GIVEN PROBLEM:
Reproduce nothing except the lines between the line with "Emit a LaTeX" and the line with "(0,0) rectangle (536,702);", both ends included, and please leave out pictures.

Data extracted from a collection:
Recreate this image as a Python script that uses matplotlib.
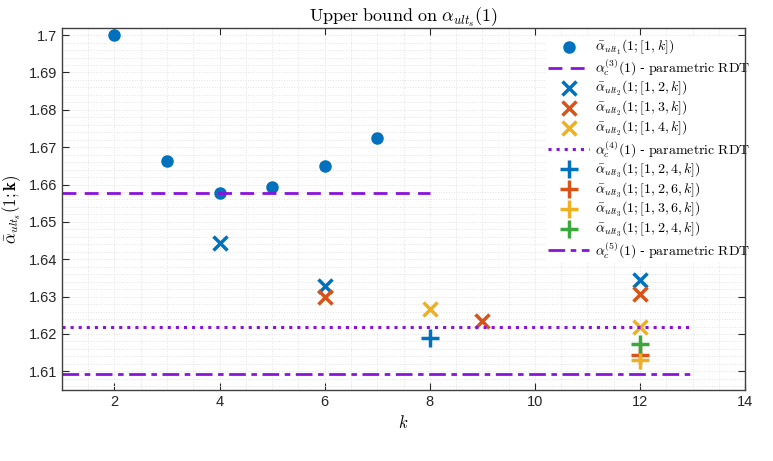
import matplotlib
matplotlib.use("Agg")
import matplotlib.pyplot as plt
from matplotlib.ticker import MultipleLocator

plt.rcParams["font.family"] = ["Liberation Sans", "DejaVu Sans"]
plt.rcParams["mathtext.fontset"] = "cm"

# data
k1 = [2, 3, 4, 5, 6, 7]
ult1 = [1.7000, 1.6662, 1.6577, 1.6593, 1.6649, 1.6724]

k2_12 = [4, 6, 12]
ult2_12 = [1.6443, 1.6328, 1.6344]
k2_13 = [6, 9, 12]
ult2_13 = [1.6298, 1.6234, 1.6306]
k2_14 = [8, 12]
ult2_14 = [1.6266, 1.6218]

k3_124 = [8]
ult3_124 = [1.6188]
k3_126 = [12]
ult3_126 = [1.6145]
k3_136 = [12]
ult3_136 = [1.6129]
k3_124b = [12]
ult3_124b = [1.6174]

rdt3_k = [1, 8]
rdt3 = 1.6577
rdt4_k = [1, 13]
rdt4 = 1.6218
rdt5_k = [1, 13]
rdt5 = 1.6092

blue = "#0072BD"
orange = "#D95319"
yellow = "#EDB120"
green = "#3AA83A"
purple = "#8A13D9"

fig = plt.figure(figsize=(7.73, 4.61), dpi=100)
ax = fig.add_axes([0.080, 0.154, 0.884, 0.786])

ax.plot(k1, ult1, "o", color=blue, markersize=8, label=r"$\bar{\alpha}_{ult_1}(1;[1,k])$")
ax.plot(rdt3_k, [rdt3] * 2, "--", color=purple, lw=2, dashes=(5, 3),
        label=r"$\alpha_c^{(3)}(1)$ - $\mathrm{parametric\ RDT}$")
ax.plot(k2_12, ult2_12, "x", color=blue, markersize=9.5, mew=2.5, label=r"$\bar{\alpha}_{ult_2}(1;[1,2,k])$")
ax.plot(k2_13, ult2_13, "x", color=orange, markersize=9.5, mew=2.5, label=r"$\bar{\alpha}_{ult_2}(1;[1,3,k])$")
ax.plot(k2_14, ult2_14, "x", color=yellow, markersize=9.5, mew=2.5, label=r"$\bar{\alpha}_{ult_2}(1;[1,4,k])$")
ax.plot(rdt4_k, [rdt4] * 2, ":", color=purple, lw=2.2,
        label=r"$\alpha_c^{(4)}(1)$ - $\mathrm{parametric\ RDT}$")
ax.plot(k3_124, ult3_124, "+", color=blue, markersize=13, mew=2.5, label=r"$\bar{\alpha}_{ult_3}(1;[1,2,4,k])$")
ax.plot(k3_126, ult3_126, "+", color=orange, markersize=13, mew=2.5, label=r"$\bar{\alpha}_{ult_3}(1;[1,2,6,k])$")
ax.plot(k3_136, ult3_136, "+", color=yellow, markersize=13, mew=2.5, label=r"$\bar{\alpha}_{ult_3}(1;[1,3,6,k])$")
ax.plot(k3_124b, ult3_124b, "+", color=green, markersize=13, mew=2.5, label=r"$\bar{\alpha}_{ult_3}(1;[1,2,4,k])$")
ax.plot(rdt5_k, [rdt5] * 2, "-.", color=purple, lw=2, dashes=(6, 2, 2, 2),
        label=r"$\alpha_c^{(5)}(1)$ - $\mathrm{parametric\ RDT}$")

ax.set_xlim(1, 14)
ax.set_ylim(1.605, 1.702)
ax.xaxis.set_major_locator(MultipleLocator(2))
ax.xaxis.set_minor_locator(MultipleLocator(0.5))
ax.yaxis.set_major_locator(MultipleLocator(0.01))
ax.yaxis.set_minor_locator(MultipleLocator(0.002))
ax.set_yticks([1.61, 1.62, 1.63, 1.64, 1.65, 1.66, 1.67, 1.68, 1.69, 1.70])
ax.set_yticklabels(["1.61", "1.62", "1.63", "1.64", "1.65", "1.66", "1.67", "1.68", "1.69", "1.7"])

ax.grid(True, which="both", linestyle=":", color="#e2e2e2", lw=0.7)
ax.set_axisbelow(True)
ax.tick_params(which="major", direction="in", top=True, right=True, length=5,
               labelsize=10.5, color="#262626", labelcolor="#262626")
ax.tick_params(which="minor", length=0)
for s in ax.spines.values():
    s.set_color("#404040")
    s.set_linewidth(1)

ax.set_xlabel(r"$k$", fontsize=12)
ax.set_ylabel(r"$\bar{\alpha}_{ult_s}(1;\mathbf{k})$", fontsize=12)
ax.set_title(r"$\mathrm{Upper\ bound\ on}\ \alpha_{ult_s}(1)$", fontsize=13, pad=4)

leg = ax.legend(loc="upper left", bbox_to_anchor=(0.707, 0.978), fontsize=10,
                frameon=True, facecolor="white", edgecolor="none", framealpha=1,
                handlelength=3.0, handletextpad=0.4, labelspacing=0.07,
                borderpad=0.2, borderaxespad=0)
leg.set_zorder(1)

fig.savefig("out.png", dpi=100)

--

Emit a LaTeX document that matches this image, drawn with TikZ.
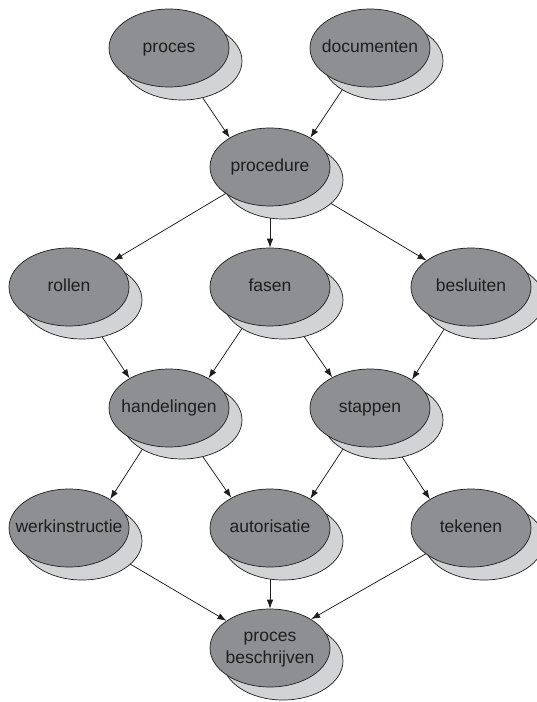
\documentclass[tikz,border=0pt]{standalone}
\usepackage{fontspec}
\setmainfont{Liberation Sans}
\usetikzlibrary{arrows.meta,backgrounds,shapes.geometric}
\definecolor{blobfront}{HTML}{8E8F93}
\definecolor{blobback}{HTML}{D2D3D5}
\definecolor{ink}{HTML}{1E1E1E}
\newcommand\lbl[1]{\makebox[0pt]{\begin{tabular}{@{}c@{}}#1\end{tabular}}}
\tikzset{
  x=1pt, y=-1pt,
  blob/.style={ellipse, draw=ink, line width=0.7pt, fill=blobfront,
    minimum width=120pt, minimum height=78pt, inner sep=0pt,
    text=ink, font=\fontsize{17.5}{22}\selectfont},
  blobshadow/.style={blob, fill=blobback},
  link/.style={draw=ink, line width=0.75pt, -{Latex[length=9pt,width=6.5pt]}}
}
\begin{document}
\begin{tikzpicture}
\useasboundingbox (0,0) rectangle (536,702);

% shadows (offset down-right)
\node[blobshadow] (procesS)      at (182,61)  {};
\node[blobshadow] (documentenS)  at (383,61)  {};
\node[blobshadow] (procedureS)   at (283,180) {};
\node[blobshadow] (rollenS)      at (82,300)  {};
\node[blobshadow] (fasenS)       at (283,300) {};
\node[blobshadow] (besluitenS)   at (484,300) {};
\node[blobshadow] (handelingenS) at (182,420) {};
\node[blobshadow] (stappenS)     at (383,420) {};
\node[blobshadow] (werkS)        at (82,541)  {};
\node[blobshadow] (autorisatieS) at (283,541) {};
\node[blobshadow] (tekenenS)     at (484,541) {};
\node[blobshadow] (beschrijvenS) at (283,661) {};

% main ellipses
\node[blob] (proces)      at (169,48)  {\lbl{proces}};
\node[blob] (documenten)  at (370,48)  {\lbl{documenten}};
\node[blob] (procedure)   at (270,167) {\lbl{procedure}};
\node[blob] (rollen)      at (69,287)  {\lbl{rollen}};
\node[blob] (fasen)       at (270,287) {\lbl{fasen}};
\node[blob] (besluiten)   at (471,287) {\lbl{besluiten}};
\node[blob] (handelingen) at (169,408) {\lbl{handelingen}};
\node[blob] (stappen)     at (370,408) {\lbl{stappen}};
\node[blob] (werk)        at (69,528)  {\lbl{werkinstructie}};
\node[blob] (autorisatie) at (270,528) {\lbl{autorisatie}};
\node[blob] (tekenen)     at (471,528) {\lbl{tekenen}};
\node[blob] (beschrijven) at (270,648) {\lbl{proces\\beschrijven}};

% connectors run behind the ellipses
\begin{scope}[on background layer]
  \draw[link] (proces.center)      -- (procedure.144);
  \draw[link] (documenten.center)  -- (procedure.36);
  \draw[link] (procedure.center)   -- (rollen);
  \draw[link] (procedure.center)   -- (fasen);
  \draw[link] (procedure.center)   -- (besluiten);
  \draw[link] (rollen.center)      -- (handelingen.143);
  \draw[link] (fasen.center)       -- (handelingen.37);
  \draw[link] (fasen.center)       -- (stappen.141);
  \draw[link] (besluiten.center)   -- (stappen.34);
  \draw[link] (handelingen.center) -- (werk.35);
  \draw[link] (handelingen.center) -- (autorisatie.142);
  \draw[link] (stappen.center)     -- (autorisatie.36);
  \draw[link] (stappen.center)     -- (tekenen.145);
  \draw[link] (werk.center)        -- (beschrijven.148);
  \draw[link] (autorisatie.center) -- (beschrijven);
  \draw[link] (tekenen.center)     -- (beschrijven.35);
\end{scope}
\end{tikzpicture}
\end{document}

ANSWER:
Emit a LaTeX document that matches this image, drawn with TikZ.
\documentclass[tikz,border=0pt]{standalone}
\usepackage{fontspec}
\setmainfont{Liberation Sans}
\usetikzlibrary{arrows.meta,backgrounds,shapes.geometric}
\definecolor{blobfront}{HTML}{8E8F93}
\definecolor{blobback}{HTML}{D2D3D5}
\definecolor{ink}{HTML}{1E1E1E}
\newcommand\lbl[1]{\makebox[0pt]{\begin{tabular}{@{}c@{}}#1\end{tabular}}}
\tikzset{
  x=1pt, y=-1pt,
  blob/.style={ellipse, draw=ink, line width=0.7pt, fill=blobfront,
    minimum width=120pt, minimum height=78pt, inner sep=0pt,
    text=ink, font=\fontsize{17.5}{22}\selectfont},
  blobshadow/.style={blob, fill=blobback},
  link/.style={draw=ink, line width=0.75pt, -{Latex[length=9pt,width=6.5pt]}}
}
\begin{document}
\begin{tikzpicture}
\useasboundingbox (0,0) rectangle (536,702);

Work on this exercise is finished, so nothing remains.